:: RECORDS SHOWN ::

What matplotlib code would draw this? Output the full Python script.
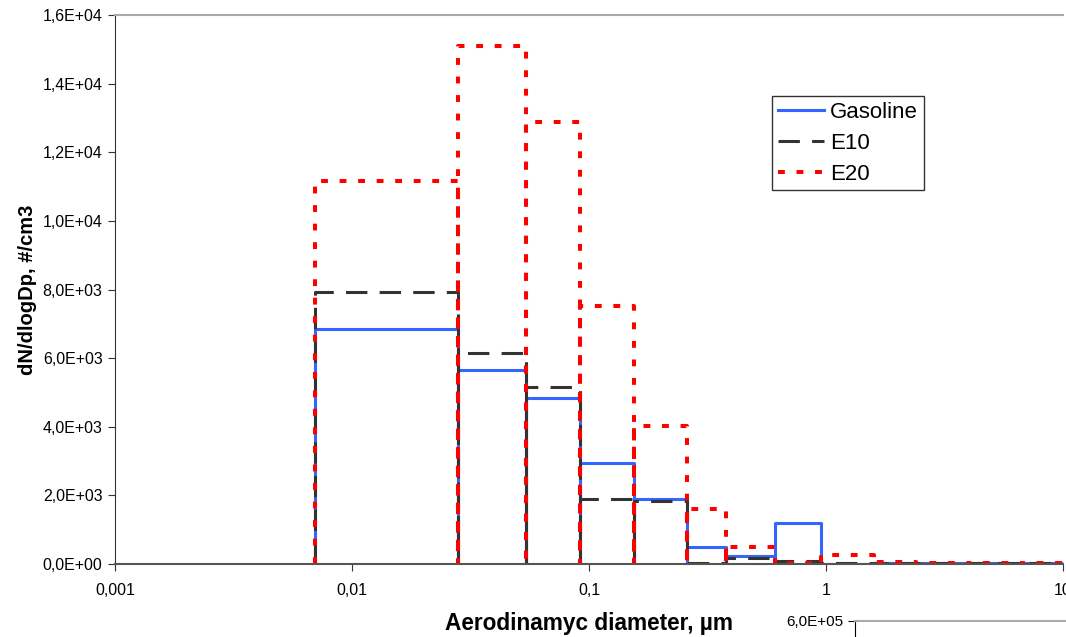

:::
:: RECORDS SHOWN ::

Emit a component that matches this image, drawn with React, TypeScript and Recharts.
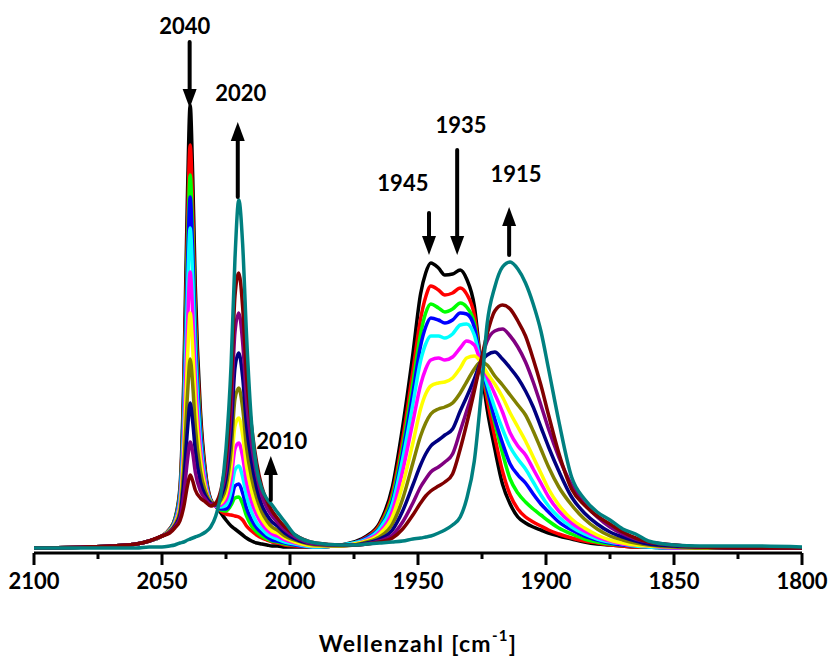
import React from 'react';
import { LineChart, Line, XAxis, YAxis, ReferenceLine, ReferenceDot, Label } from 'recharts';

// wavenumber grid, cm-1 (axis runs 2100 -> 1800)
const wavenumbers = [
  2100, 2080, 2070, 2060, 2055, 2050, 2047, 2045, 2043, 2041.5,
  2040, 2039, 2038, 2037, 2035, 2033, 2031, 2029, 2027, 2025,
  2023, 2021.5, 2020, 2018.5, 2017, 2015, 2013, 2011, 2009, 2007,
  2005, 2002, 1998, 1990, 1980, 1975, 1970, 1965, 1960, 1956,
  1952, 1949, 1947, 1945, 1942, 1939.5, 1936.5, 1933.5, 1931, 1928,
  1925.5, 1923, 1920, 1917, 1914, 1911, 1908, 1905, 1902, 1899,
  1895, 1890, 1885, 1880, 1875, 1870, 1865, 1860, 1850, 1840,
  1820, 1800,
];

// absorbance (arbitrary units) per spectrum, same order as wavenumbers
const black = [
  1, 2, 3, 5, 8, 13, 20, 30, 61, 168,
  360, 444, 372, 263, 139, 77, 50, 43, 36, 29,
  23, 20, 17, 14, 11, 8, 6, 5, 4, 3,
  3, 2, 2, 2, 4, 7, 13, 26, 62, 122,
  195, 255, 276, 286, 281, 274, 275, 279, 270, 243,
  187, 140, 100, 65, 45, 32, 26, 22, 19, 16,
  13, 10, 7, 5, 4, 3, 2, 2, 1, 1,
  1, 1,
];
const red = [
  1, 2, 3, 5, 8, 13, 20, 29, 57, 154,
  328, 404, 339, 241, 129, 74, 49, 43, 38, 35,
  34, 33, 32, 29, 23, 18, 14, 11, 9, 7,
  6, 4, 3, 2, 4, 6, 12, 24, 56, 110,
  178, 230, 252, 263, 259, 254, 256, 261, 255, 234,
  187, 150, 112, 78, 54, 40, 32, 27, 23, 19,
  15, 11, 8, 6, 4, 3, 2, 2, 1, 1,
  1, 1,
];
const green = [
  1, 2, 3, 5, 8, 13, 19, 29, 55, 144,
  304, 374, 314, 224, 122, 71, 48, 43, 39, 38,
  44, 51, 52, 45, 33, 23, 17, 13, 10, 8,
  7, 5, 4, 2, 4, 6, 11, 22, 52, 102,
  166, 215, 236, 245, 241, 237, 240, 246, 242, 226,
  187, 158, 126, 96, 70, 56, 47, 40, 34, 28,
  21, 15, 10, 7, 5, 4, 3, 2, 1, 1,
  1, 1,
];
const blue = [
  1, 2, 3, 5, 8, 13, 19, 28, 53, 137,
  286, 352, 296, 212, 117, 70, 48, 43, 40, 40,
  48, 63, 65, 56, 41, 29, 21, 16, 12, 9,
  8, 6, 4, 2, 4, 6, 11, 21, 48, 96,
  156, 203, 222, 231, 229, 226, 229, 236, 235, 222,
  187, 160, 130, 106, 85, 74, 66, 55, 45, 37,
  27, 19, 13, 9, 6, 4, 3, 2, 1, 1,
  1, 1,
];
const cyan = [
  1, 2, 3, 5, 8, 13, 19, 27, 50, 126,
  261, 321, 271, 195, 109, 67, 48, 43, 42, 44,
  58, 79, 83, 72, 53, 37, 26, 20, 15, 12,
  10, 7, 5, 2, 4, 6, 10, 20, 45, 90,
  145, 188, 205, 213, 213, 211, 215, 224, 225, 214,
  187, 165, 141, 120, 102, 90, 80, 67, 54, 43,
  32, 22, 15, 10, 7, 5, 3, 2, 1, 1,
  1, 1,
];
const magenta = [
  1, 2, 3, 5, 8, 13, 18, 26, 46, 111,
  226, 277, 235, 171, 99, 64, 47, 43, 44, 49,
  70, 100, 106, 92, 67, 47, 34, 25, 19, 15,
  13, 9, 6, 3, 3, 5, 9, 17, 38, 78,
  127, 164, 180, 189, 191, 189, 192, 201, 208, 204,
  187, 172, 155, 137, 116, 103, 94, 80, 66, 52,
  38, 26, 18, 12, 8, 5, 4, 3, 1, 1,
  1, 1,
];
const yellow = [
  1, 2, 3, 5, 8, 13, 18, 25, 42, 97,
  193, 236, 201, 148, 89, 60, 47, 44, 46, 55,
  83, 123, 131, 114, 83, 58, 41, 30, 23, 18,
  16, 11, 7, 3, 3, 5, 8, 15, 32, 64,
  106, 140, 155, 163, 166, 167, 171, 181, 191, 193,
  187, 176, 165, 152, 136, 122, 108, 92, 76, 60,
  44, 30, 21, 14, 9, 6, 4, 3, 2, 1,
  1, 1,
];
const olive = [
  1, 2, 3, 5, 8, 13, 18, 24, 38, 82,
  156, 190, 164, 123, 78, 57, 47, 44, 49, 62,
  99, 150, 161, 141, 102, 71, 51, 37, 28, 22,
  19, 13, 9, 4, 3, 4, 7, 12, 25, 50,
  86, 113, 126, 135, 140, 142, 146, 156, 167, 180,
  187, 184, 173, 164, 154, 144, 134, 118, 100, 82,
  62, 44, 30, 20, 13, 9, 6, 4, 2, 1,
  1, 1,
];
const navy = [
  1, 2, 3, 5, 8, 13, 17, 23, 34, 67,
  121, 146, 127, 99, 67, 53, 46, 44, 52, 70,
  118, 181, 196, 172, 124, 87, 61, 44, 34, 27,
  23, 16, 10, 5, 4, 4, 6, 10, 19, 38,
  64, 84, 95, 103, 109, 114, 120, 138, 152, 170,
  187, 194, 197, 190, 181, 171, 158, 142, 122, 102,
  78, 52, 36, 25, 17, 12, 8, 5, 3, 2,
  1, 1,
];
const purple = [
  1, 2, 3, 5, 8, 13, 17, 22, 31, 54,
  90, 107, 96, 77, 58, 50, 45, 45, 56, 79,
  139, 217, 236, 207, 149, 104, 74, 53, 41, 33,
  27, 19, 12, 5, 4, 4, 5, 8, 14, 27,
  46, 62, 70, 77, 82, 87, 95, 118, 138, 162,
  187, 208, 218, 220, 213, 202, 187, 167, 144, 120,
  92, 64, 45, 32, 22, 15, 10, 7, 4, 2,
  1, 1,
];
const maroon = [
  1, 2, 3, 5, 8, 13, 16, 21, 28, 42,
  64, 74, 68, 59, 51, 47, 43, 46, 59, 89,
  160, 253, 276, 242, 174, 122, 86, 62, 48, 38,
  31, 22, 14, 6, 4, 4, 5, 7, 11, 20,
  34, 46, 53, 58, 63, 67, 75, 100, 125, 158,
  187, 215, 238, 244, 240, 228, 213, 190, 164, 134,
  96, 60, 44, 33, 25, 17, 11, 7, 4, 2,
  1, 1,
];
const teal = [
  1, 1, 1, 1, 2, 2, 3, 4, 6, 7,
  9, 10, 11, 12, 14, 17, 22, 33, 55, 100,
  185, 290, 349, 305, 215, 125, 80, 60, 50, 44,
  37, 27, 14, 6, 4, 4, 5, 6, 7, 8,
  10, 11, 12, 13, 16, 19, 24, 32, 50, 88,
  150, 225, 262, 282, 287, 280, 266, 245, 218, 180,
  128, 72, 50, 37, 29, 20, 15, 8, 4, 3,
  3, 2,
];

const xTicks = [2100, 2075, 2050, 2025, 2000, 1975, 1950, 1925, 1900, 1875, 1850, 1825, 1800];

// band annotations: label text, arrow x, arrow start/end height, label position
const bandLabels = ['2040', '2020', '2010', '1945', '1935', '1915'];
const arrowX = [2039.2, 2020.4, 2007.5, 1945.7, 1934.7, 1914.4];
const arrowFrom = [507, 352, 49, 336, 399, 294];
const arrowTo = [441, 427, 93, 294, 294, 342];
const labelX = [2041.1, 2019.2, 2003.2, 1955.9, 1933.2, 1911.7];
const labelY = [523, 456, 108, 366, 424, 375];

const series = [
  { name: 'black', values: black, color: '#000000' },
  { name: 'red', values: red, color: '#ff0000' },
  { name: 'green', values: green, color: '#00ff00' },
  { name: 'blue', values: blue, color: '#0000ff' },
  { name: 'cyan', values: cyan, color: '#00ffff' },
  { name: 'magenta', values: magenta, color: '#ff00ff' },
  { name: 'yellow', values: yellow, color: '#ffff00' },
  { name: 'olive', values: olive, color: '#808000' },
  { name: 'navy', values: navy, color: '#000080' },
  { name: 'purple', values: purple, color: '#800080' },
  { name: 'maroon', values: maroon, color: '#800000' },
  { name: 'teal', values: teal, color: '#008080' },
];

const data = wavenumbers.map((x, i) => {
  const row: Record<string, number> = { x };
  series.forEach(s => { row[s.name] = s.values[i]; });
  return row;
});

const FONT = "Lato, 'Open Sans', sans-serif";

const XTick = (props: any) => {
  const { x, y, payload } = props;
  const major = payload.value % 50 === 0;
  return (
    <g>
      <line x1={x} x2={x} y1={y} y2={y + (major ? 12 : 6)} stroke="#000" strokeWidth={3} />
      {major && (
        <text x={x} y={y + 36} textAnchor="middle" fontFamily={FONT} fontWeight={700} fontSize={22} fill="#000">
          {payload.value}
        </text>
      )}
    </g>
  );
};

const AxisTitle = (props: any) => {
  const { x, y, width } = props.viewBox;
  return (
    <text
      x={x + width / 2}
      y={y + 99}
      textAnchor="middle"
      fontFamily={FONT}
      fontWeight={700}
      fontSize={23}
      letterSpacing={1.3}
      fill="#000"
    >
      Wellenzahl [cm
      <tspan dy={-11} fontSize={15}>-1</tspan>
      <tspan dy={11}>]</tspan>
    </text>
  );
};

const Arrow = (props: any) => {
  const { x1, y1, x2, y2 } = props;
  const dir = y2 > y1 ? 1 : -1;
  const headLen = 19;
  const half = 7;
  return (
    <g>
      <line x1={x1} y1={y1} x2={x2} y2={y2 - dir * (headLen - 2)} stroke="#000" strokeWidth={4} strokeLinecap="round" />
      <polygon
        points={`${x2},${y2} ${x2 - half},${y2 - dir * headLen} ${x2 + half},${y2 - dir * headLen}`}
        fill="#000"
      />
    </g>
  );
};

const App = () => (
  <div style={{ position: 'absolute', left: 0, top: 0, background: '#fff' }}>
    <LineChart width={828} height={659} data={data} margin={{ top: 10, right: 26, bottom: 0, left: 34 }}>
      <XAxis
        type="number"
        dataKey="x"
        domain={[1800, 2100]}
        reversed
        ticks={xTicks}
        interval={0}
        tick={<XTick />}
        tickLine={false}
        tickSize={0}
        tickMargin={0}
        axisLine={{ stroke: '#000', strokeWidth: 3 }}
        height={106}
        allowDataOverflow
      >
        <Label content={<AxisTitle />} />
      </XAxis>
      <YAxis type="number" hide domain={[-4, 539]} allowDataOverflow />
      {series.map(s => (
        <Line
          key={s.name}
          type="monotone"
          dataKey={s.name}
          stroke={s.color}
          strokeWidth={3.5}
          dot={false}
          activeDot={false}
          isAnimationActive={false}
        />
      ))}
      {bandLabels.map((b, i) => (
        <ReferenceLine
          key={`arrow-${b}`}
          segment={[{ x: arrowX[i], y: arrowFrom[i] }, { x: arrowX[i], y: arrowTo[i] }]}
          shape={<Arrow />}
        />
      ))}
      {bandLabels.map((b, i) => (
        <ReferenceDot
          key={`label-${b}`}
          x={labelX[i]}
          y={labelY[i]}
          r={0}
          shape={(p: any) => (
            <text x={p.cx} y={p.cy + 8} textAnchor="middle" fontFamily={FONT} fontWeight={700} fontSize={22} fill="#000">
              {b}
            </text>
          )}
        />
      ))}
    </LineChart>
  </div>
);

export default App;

:::
:: RECORDS SHOWN ::

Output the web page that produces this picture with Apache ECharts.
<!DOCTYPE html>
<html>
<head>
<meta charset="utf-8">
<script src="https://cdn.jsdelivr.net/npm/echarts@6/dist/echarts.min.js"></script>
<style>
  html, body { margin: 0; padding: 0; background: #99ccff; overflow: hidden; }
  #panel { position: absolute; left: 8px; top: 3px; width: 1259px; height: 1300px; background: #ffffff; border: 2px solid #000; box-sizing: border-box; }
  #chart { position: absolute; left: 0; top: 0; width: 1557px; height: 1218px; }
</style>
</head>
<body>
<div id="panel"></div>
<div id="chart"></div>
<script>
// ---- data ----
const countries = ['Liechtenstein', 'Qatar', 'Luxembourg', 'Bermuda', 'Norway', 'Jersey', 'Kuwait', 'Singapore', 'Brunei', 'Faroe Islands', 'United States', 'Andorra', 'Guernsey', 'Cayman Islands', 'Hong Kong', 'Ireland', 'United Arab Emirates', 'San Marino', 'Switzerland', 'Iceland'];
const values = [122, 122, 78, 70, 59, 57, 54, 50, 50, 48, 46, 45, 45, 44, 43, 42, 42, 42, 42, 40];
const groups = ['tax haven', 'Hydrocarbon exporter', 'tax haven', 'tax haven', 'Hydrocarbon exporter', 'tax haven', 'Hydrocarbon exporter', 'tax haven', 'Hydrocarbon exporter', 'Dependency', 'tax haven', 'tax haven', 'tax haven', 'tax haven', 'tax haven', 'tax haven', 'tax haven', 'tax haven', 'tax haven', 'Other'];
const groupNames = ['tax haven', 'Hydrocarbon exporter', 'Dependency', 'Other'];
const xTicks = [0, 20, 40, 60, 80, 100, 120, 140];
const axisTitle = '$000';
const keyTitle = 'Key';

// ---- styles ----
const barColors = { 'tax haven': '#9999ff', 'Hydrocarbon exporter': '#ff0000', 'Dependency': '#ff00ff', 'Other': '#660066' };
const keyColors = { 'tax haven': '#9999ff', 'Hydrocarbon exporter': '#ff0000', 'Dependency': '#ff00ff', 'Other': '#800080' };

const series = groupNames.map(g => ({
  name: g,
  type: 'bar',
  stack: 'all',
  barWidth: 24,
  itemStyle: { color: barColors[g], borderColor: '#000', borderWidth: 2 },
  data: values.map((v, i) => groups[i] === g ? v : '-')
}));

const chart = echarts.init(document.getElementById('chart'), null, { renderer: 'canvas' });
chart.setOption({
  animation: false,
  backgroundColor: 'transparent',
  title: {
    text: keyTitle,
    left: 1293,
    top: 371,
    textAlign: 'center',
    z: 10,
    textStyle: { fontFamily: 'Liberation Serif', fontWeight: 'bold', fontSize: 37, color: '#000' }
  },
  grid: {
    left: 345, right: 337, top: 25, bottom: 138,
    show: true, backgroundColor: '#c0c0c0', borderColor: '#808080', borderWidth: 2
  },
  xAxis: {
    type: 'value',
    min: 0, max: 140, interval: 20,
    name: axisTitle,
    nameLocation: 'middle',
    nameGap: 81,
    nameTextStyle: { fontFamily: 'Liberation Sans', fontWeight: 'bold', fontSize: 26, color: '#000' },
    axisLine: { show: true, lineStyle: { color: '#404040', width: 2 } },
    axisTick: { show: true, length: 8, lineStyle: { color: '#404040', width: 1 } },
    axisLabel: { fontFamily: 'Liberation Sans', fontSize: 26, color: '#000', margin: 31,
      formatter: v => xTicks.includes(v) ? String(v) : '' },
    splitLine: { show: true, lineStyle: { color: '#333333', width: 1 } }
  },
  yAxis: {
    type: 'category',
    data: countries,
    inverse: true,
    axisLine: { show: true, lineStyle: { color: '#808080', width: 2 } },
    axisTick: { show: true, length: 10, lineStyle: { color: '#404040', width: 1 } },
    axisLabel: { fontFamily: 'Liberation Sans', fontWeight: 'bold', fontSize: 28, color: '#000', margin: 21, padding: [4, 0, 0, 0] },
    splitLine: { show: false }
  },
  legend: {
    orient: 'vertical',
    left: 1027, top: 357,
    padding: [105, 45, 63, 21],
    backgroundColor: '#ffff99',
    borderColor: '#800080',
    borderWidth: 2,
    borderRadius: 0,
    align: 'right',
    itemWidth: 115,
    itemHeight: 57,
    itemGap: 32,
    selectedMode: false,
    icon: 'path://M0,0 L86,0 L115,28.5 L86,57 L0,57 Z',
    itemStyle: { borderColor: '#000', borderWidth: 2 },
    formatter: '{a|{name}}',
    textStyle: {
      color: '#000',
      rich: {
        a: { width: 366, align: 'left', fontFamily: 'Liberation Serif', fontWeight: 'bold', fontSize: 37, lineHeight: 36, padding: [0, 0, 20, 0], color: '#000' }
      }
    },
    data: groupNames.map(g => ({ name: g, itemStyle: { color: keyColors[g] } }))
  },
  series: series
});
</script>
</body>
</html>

:::

## WHAT NEEDS TO BE DONE
Look above for the line with "Emit a component" and copy exactly from it through the line with "ReferenceLine, ReferenceDot, Label", both included. Omit the pictures.

## OUTPUT FOR THIS TASK
Emit a component that matches this image, drawn with React, TypeScript and Recharts.
import React from 'react';
import { LineChart, Line, XAxis, YAxis, ReferenceLine, ReferenceDot, Label } from 'recharts';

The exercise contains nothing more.